I've spent more than a decade analyzing real estate markets — hours of data I wasn't satisfied leaving flat. At some point I realized my approach was simply different, and it was time to write it down. The framework is built on territorial intelligence, pattern observation, and adaptive strategy — the things that help coyotes survive and humans make better real estate decisions.
Most real estate advice starts with a sales pitch. Agents cite city-wide statistics that obscure critical neighborhood-level dynamics, or tell you "the market is hot" based on their last closing. The result is decision-making built on anecdote and intuition rather than systematic analysis.
The Wise Coyote Method replaces guesswork with a structured framework — layering historical depth, micro-market segmentation, and rigorous data interpretation to provide actionable intelligence rather than hopeful projections.
Like its namesake, the method is built to work in any terrain. The analytical principles are portable. The system has been applied across $100M+ in transactions and is designed to transfer to any market where micro-level dynamics drive outcomes.
A foundational principle of the method: macro conditions affect every market simultaneously, but micro-market structure determines how each neighborhood actually experiences those conditions.
Terrain determines how each micro-market experiences macro conditions. Understanding your specific terrain matters more than tracking weather patterns everyone already sees.
Real estate operates at the neighborhood level, not the city level. A city-wide median price increase obscures the reality that some ZIP codes appreciated significantly while others declined. Some neighborhoods lead market trends; others lag. Some insulate against downturns; others amplify volatility.

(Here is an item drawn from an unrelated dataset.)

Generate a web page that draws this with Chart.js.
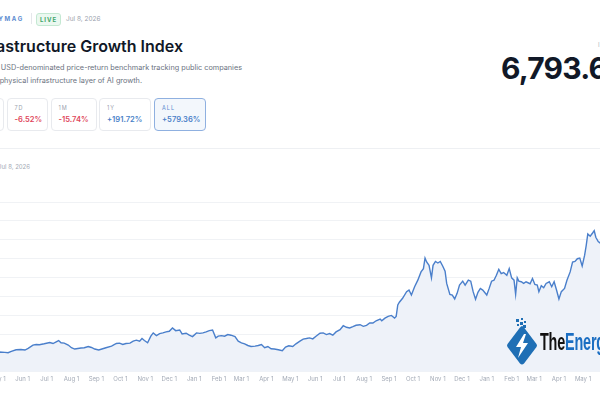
<!DOCTYPE html>
<html>
<head>
<meta charset="utf-8">
<script src="https://cdn.jsdelivr.net/npm/chart.js@4.4.1/dist/chart.umd.min.js"></script>
<style>
  html, body { margin: 0; padding: 0; }
  body { width: 600px; height: 400px; overflow: hidden; position: relative; background: #fff; font-family: Inter, "Noto Sans", sans-serif; }
  .abs { position: absolute; white-space: nowrap; }
  .brand { right: 576px; top: 15px; font-size: 6px; font-weight: 700; letter-spacing: 1.7px; color: #5b8bd0; }
  .divider { left: 31px; top: 13px; width: 1px; height: 11px; background: #e5e7eb; }
  .live { left: 36px; top: 13px; width: 23px; height: 11px; border: 1px solid #c4e8d2; background: #ebf8f0; border-radius: 3px;
          font-size: 6px; font-weight: 700; letter-spacing: 1px; color: #3ea66a; text-align: center; line-height: 11px; }
  .date { left: 66px; top: 15px; font-size: 6.5px; color: #9aa1ad; }
  .title { right: 417px; top: 36px; font-size: 16px; font-weight: 600; color: #111827; line-height: 20px; }
  .sub { font-size: 7.3px; color: #6b7280; line-height: 9px; }
  .box { top: 98px; height: 31px; border: 1px solid #e8eaee; border-radius: 4px; box-sizing: content-box; }
  .box .k { position: absolute; left: 7px; top: 6px; font-size: 5.5px; letter-spacing: 1px; color: #9ca3af; }
  .box .v { position: absolute; left: 7px; top: 16px; font-size: 7.6px; font-weight: 600; }
  .neg { color: #e0475b; }
  .pos { color: #4a7fc8; }
  .box.sel { border-color: #8fb0e0; background: #f3f7fc; border-width: 1.5px; }
  .big { left: 501px; top: 51px; font-size: 30px; font-weight: 700; color: #111827; letter-spacing: -0.8px; line-height: 34px; }
  .lvl { left: 598px; top: 41px; font-size: 6px; color: #b0b6c0; letter-spacing: 1px; }
  .sep { left: 0; top: 148px; width: 600px; height: 1px; background: #eef0f3; }
  .range { right: 570px; top: 163px; font-size: 6px; color: #a3a9b5; }
  #wrap { position: absolute; left: -40px; top: 202px; width: 720px; height: 185px; }
  .mark { left: 505px; top: 318px; }
  .mark-text { left: 540px; top: 329px; font-family: "Liberation Sans Narrow", "Liberation Sans", sans-serif; font-size: 24px; font-weight: 700;
               transform: scaleX(0.6); transform-origin: left top; line-height: 26px; letter-spacing: -0.3px; }
</style>
</head>
<body>
<div class="abs brand">ENERGYMAG</div>
<div class="abs divider"></div>
<div class="abs live">LIVE</div>
<div class="abs date">Jul 8, 2026</div>
<div class="abs title">AI Infrastructure Growth Index</div>
<div class="abs sub" style="right:358px; top:63px;">A market-cap-weighted, USD-denominated price-return benchmark tracking public companies</div>
<div class="abs sub" style="right:458px; top:76px;">that make up the physical infrastructure layer of AI growth.</div>

<div class="abs box" style="left:-40px; width:42px;"><span class="k">1D</span><span class="v neg">-1.08%</span></div>
<div class="abs box" style="left:6.5px; width:39px;"><span class="k">7D</span><span class="v neg">-6.52%</span></div>
<div class="abs box" style="left:50.5px; width:44px;"><span class="k">1M</span><span class="v neg">-15.74%</span></div>
<div class="abs box" style="left:99px; width:50px;"><span class="k">1Y</span><span class="v pos">+191.72%</span></div>
<div class="abs box sel" style="left:154px; width:50px;"><span class="k" style="color:#5b8bd0">ALL</span><span class="v pos">+579.36%</span></div>

<div class="abs lvl">INDEX LEVEL</div>
<div class="abs big">6,793.64</div>
<div class="abs sep"></div>
<div class="abs range">Apr 30, 2024 – Jul 8, 2026</div>

<div id="wrap"><canvas id="chart"></canvas></div>

<svg class="abs mark" width="34" height="48" viewBox="0 0 34 48">
  <rect x="11" y="1" width="3" height="3" fill="#1f6fb5"/>
  <rect x="16" y="0" width="2" height="2" fill="#1f6fb5"/>
  <rect x="15" y="4" width="3" height="3" fill="#1f6fb5"/>
  <rect x="19" y="3" width="2" height="2" fill="#1f6fb5"/>
  <rect x="12" y="6" width="2" height="2" fill="#1f6fb5"/>
  <rect x="18" y="7" width="3" height="3" fill="#1f6fb5"/>
  <path d="M17 8 Q18 8 19 9.5 L31.5 26 Q32.5 27.5 31.5 29 L19 45.5 Q17 47.5 15 45.5 L2.5 29 Q1.5 27.5 2.5 26 L15 9.5 Q16 8 17 8 Z" fill="#1f6fb5"/>
  <path d="M19 16 L11 29 L16 29 L13 40 L23 25 L18 25 L21 16 Z" fill="#fff"/>
</svg>
<div class="abs mark-text"><span style="color:#111">The</span><span style="color:#1b6ec2">Energy</span></div>

<script>
// daily index level (base 1000)
var dates = ["2024-04-30","2024-05-03","2024-05-10","2024-05-14","2024-05-18","2024-05-24","2024-05-30","2024-06-04","2024-06-08","2024-06-14",
  "2024-06-18","2024-06-22","2024-06-28","2024-07-05","2024-07-09","2024-07-13","2024-07-16","2024-07-19","2024-07-23","2024-07-28",
  "2024-08-01","2024-08-05","2024-08-09","2024-08-13","2024-08-17","2024-08-22","2024-08-26","2024-08-30","2024-09-04","2024-09-09",
  "2024-09-13","2024-09-20","2024-09-26","2024-09-30","2024-10-04","2024-10-08","2024-10-13","2024-10-17","2024-10-21","2024-10-25",
  "2024-10-28","2024-10-31","2024-11-04","2024-11-08","2024-11-11","2024-11-15","2024-11-19","2024-11-23","2024-11-27","2024-12-01",
  "2024-12-05","2024-12-09","2024-12-14","2024-12-17","2024-12-22","2024-12-26","2024-12-30","2025-01-04","2025-01-08","2025-01-12",
  "2025-01-16","2025-01-20","2025-01-24","2025-01-28","2025-01-31","2025-02-04","2025-02-08","2025-02-12","2025-02-16","2025-02-21",
  "2025-02-25","2025-03-01","2025-03-05","2025-03-09","2025-03-13","2025-03-18","2025-03-22","2025-03-26","2025-03-30","2025-04-03",
  "2025-04-07","2025-04-11","2025-04-16","2025-04-21","2025-04-25","2025-04-29","2025-05-04","2025-05-08","2025-05-13","2025-05-17",
  "2025-05-21","2025-05-25","2025-05-29","2025-06-02","2025-06-07","2025-06-11","2025-06-15","2025-06-19","2025-06-23","2025-06-27",
  "2025-07-02","2025-07-06","2025-07-10","2025-07-14","2025-07-18","2025-07-22","2025-07-27","2025-07-31","2025-08-04","2025-08-08",
  "2025-08-12","2025-08-16","2025-08-21","2025-08-23","2025-08-27","2025-08-31","2025-09-04","2025-09-08","2025-09-10","2025-09-12",
  "2025-09-14","2025-09-18","2025-09-23","2025-09-26","2025-09-29","2025-10-03","2025-10-07","2025-10-11","2025-10-14","2025-10-16",
  "2025-10-18","2025-10-21","2025-10-24","2025-10-26","2025-10-29","2025-11-01","2025-11-04","2025-11-07","2025-11-10","2025-11-12",
  "2025-11-16","2025-11-19","2025-11-22","2025-11-25","2025-11-28","2025-12-02","2025-12-05","2025-12-09","2025-12-12","2025-12-15",
  "2025-12-18","2025-12-21","2025-12-24","2025-12-27","2026-01-01","2026-01-04","2026-01-07","2026-01-10","2026-01-13","2026-01-16",
  "2026-01-19","2026-01-22","2026-01-26","2026-01-29","2026-02-01","2026-02-04","2026-02-06","2026-02-08","2026-02-10","2026-02-13",
  "2026-02-16","2026-02-19","2026-02-24","2026-02-27","2026-03-02","2026-03-05","2026-03-07","2026-03-10","2026-03-13","2026-03-16",
  "2026-03-20","2026-03-23","2026-03-26","2026-03-29","2026-04-01","2026-04-04","2026-04-08","2026-04-11","2026-04-15","2026-04-18",
  "2026-04-21","2026-04-24","2026-04-27","2026-04-30","2026-05-03","2026-05-05","2026-05-07","2026-05-10","2026-05-13","2026-05-15",
  "2026-05-17","2026-05-20","2026-05-22","2026-05-26","2026-05-30","2026-06-03","2026-06-08","2026-06-12","2026-06-16","2026-06-20",
  "2026-06-24","2026-06-28","2026-07-01","2026-07-03","2026-07-06","2026-07-08"];

var levels = [1000,1049,1028,1012,1080,1169,1185,1154,1238,1416,
  1447,1432,1484,1552,1500,1589,1657,1536,1521,1416,
  1274,1206,1238,1259,1274,1342,1290,1206,1154,1222,
  1274,1363,1500,1521,1447,1500,1521,1626,1678,1626,
  1762,1657,1536,1888,2061,1919,2024,2061,2113,2150,
  2323,2182,2218,2008,2045,1940,1867,2061,2035,2061,
  2113,2182,2218,1799,1888,1919,1888,1972,1940,1867,
  1626,1536,1484,1395,1342,1363,1395,1447,1274,1342,
  1222,1206,1169,1117,1311,1379,1342,1484,1626,1731,
  1762,1799,1746,1888,2045,2061,1972,2024,1940,2113,
  2234,2444,2360,2323,2391,2465,2496,2412,2465,2585,
  2585,2706,2795,2706,2847,2937,2989,2847,2937,3545,
  3687,3896,4248,4332,4069,4510,4856,5296,5469,6031,
  5821,5643,4982,5643,5852,5768,5852,5611,5328,4683,
  4106,4069,3860,4158,4594,4804,4594,4856,4804,4248,
  3844,4211,4421,4332,4069,4421,4804,4856,5118,5433,
  5207,5260,5118,5469,4982,4856,4106,4982,4804,4772,
  4683,4772,4667,4945,4631,4594,4248,4562,4457,4683,
  4772,4510,4772,4332,3860,4248,4421,4856,5296,5821,
  5852,5994,6031,5611,6167,6691,7305,7184,7357,7478,
  7132,6901,6833,7050,7420,7700,8063,7820,7560,7640,
  7380,7450,7267,7090,6920,6793.6];

var monthNames = ["Jan","Feb","Mar","Apr","May","Jun","Jul","Aug","Sep","Oct","Nov","Dec"];
var firstTick = "2024-05-01", lastTick = "2026-07-01";
var xFrom = "2024-03-15", xTo = "2026-08-30";
var yMax = 9000, yStep = 1000;

function dayNum(s) {
  var p = s.split("-");
  return Date.UTC(+p[0], +p[1] - 1, +p[2]) / 86400000;
}

var points = dates.map(function (d, i) { return { x: dayNum(d), y: levels[i] }; });

// one tick on the 1st of every month
var monthTicks = [];
var t0 = firstTick.split("-"), y0 = +t0[0], m0 = +t0[1] - 1;
while (true) {
  var v = Date.UTC(y0, m0, 1) / 86400000;
  if (v > dayNum(lastTick)) break;
  monthTicks.push(v);
  m0++; if (m0 > 11) { m0 = 0; y0++; }
}

new Chart(document.getElementById("chart"), {
  type: 'line',
  data: {
    datasets: [{
      data: points,
      borderColor: '#4a7fcb',
      borderWidth: 1.4,
      backgroundColor: '#eef2f9',
      fill: 'origin',
      pointRadius: 0,
      tension: 0
    }]
  },
  options: {
    responsive: true,
    maintainAspectRatio: false,
    animation: false,
    layout: { padding: 0 },
    plugins: { legend: { display: false }, tooltip: { enabled: false } },
    scales: {
      x: {
        type: 'linear',
        min: dayNum(xFrom),
        max: dayNum(xTo),
        grid: { display: false, drawTicks: false },
        border: { display: false },
        afterBuildTicks: function (s) { s.ticks = monthTicks.map(function (v) { return { value: v }; }); },
        ticks: {
          autoSkip: false, maxRotation: 0, padding: 4,
          color: '#a3aab6', font: { family: 'Inter', size: 6 },
          callback: function (v) {
            var d = new Date(v * 86400000);
            return monthNames[d.getUTCMonth()] + " 1";
          }
        }
      },
      y: {
        min: 0, max: yMax,
        ticks: { display: false, stepSize: yStep },
        grid: { color: '#f0f2f5', drawTicks: false },
        border: { display: false }
      }
    }
  }
});
</script>
</body>
</html>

Most analysis works with snapshots: last month's closings, this quarter's inventory. The Wise Coyote Method adds dimensionality through historical context, weekly granularity, and leading indicators that reveal trajectory — not just position.
Real estate will always involve human judgment — choosing between comparable homes requires understanding lifestyle, priorities, and emotional resonance. But market-level analysis cannot rely on anecdote or gut feeling. The method validates intuition with data while recognizing the limits of pure quantification.
Every week I'm in the MLS trying to figure out what's actually happening — not just what sold, but what went under contract, what got cancelled, what's sitting. Closings tell you what buyers decided 30 to 45 days ago. Contracts tell you what's happening now.
At some point I got tired of rebuilding the same Excel reports and remaking charts from scratch. So I built a Power BI model that lets me slice the data every way I need to — partly because the analysis demanded it, and partly because my files got too big for Excel. Who knew you really couldn't have more than a million rows.